Zamek suski – siedziba znanych szlacheckich rodów – wzorowany był na królewskiej rezydencji i choć ustępuje oryginałowi rozmiarem, urodą śmiało może z nim konkurować.Otwarty na wschód dziedziniec zdobią arkadowe krużganki – podobne do wawelskich. Zamek ma prostą, trójskrzydłową konstrukcję i cztery wysunięte na zewnątrz wieże, w tym jedną zegarową. Budowla nigdy nie pełniła roli warowni, a kolejnym budowniczym wyraźnie zależało nie tyle na funkcjach obronnych, ile na wygodzie mieszkańców. Dlatego – choć ma w nazwie zamek, w istocie pełnił od początku funkcję bogatej rezydencji, której charakter miał być świadectwem zamożności i niemałych ambicji właścicieli.

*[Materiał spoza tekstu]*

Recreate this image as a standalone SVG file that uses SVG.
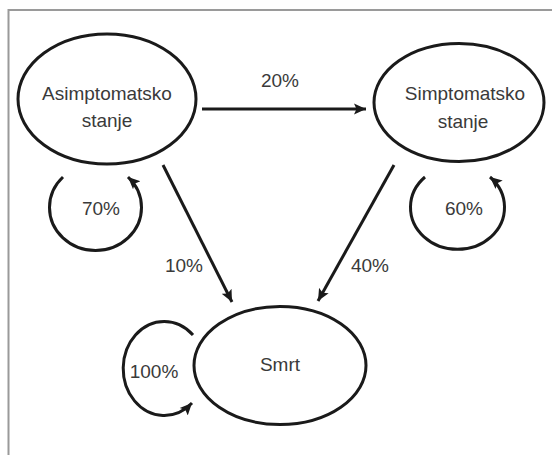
<svg xmlns="http://www.w3.org/2000/svg" width="552" height="455" viewBox="0 0 552 455">
<defs>
<marker id="ah" markerUnits="userSpaceOnUse" markerWidth="14" markerHeight="12" refX="12" refY="6" orient="auto">
<path d="M0,0.5 L12,6 L0,11.5 L2.5,6 Z" fill="#1a1a1a"/>
</marker>
<style>
.node{fill:#fff;stroke:#1a1a1a;stroke-width:3}
.edge{fill:none;stroke:#1a1a1a;stroke-width:3;marker-end:url(#ah)}
.t{font-family:"Liberation Sans",Arial,sans-serif;font-size:19px;fill:#3a3a3a;text-anchor:middle}
</style>
</defs>
<rect width="552" height="455" fill="#fff"/>
<path d="M8.5 455 V10 H552" fill="none" stroke="#9a9a9a" stroke-width="2"/>
<g id="connectors">
<line class="edge" x1="202" y1="109" x2="366" y2="109"/>
<line class="edge" x1="163" y1="165" x2="232" y2="302"/>
<line class="edge" x1="394" y1="165" x2="318" y2="301"/>
<path class="edge" d="M63 177 A46 43 0 1 0 128 177"/>
<path class="edge" d="M425 177 A47 42 0 1 0 490 177"/>
<path class="edge" d="M193 335 A41 47 0 1 0 192 403"/>
<text class="t" x="280" y="87">20%</text>
<text class="t" x="184" y="272">10%</text>
<text class="t" x="370" y="272">40%</text>
<text class="t" x="101" y="215">70%</text>
<text class="t" x="464" y="215">60%</text>
<text class="t" x="154" y="378">100%</text>
</g>
<g id="asimptomatsko">
<ellipse class="node" cx="107" cy="99" rx="89" ry="65"/>
<text class="t" x="107" y="100">Asimptomatsko</text>
<text class="t" x="107" y="127">stanje</text>
</g>
<g id="simptomatsko">
<ellipse class="node" cx="459" cy="102.5" rx="85" ry="59"/>
<text class="t" x="465" y="100">Simptomatsko</text>
<text class="t" x="463" y="128">stanje</text>
</g>
<g id="smrt">
<ellipse class="node" cx="280" cy="365.5" rx="86" ry="59"/>
<text class="t" x="280" y="371">Smrt</text>
</g>
</svg>
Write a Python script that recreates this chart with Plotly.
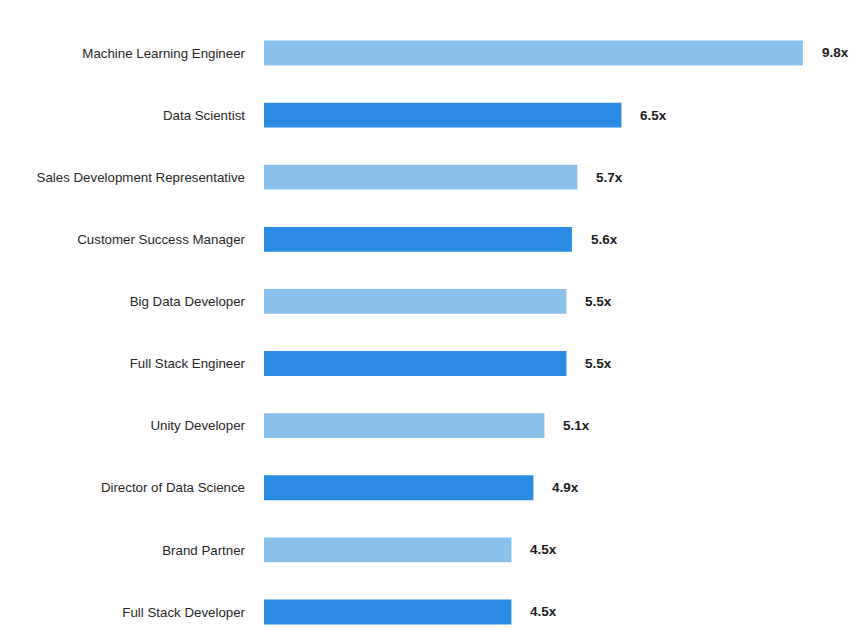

Z początkami suskiego zamku wiąże się pewna romantyczna opowieść. Do Krakowa, zwłaszcza od kiedy na królewskim tronie obok Zygmunta Starego zasiadła Włoszka – Bona Sforza, licznie przybywali z Italii tamtejsi artyści i rzemieślnicy. Był wśród nich złotnik z Florencji Casper Castiglione, który został zatrudniony przy pracach budowlanych na Wawelu. Castiglione zaprzyjaźnił się ze Stanisławem Słupskim Szrenawitą ze Stryszowa, poznał, a potem zakochał się w jego najstarszej córce Jadwidze. Młoda para potrzebowała własnego domu, więc złotnik kupił od teścia wieś Suchą, od której przyjął nazwisko Suski. Imię zmienił na polskie Kasper i – już jako Kasper Suski – w 1564 r. otrzymał z rąk króla Zygmunta Augusta tytuł szlachecki.
Świeżo upieczony polski szlachcic imć pan Kasper Castiglione Suski, wybudował kamienny dwór obronny na miejscu starszego, drewnianego. Budowla była piętrowa, podpiwniczona – zachował się po niej m.in. piękny, renesansowy portal.
Jednak nowy dwór nie pozostał długo w rękach rodziny Suskich. Syn Kaspra Mikołaj, hulaka i utracjusz, zastawił majątek, a potem w 1608 r. sprzedał go magnatowi Piotrowi Komorowskiemu z Żywca.
Piotrowi Komorowskiemu obronny dwór w Suchej zawdzięcza przekształcenie na początku XVII w. w okazałą magnacką rezydencję w stylu renesansowym. Kolejni właściciele – rodzina Wielopolskich – przyczynili się do dalszej przebudowy. Z inicjatywy Anny Wielopolskiej na początku XVIII w. obiekt przeszedł kolejną metamorfozę, zwłaszcza wnętrza nabrały barokowego charakteru, w tym samym stylu przekomponowany też został renesansowy ogród zamkowy. Ale zasługi tej kobiety dla suskiego zamku musiały być szczególne, skoro do dziś odgrywa tu rolę... Białej Damy, która nocą spaceruje po krużgankach.